In 1970 he obtained a diploma in poster art and graphic art techniques, studying with professors Tadeusza Grabowskiego and Andrzej Pietsch. After graduating he worked briefly at the "State Lyceum of Fine Arts" ("Państwowym Liceum Sztuk Plastycznych") in Katowice as an art teacher, and as a lecturer at the Art Department of the University of Silesia in Katowice. In 1976 he received an Italian government scholarship for a study trip to Florence. Directly afterwards, he was a recipient of a scholarship from the Kosciuszko Foundation in New York City.

In 1980 Waniek relocated away from Silesia. Since then he has lived and worked in Brwinów a short distance to the west of Warsaw, though he has continued to visit Silesia several times a year. In the context of his art, he has been quoted as saying that since moving away he has come to understand Silesia better ("Lepiej zrozumiałem Śląsk").

== Work ==

=== Artist ===
Henryk Waniek is a surrealist painter. Many of his works feature symmetrical overall designs and / or concentric shapes. He frequently incorporates very traditional features such as windows, drinking vessels, ladders, devils, rainbows and shooting stars. He himself speaks of a "magical vision" of the world. He expresses himself using traditional oil painting techniques. He also works with different types of drawings involving graphic art and poster art. From time to time he has diversified into the performing arts, designing stage sets. His works have featured in over 100 exhibitions and he has been honoured with various prizes.

=== Essayist ===
Henryk Waniek has published several volumes of essays. Topics that engage him include history and philosophy along with religious and mystical studies. He has a continuing fascination with the seemingly endless twists and complexities of the history and culture of Silesia. He is particularly known for his three volumes of essays on Silesia:
- "Hermes w Górach Śląskich " ("Hermes in Upper Silesia", 1994)
- "Opis podróży mistycznej z Oswięcimia do Zgorzelca" ("Description of a mystical journey from Auschwitz to Görlitz 1257–1957", 1996)
- "Pitagoras na trawie" ("Pythagoras on the Meadow", 1997)
A subsequent work, "Wyprzedaż duchów" ("Sale of Ghosts", 2007), describes a journey through the region that since the start of the twentieth century has become known as the Sudetenland ("Kraj Sudetów"). Waniek also writes literary criticism and, since 1971, has contributed regularly to cultural and literary journals.

=== Novelist ===
He has also authored four novels:
- "Dziady berlińskie" ("Grandfather from Berlin", 1995)
- "Dziady paryskie" ("Grandfather from Paris", 1998)
- "Finis Silesiae" ("The end of Silesia", 2003)
- "Jak Johannes Kepler jadąc do Żagania na Śląsku zahaczył o księżyc" ("How Jan Kapler found the moon while travelling to Żagań in Silesia", 2015)

=== Obiter scripta ===
In "Sprawa Hermesa" (Der Fall Hermes / "The Hermes case", 2007) Waniek tells the story of the controversial Prussian Rosicrucian theologian Hermann Daniel Hermes (1734–1807).

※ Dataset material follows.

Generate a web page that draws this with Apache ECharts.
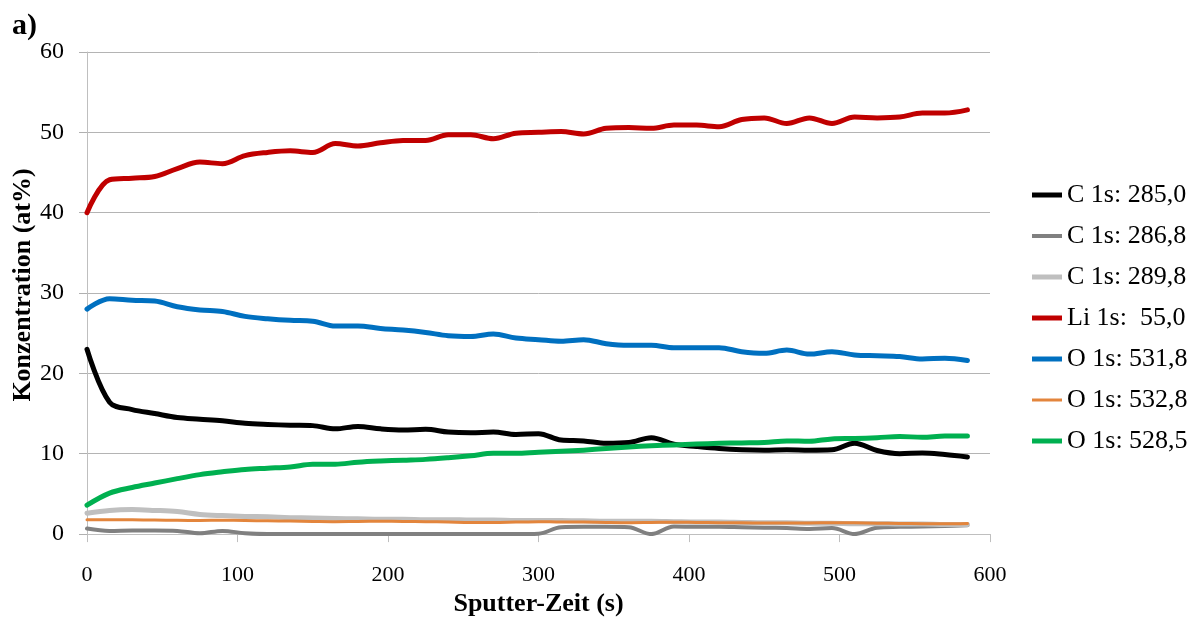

His collection of poems, short stories and stage miniatures appeared in 2013 under the title "Notatnik i modlitewnik drogowy" ("The travellers book of notes and prayers")

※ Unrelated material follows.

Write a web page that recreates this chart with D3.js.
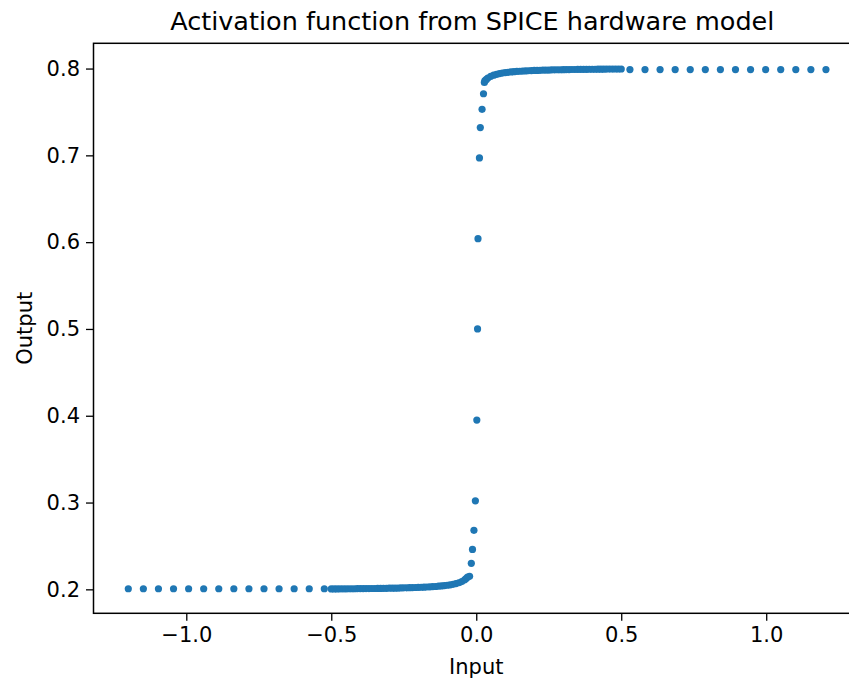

"Cmentarz nieśmiertelnych" ("Cemetery of the undead", 2015) is the story of the Szklarska Poręba artists' colony.

In 1998 Andrzej Titkow made a documentary film about Henryk Waniek under the title "Sztuka błądzenia" (loosely "The wanderer's art").

== Personal ==
Henryk Waniek married Joanna Pasiud in 1972. Their son and daughter were born in 1978 and 1985.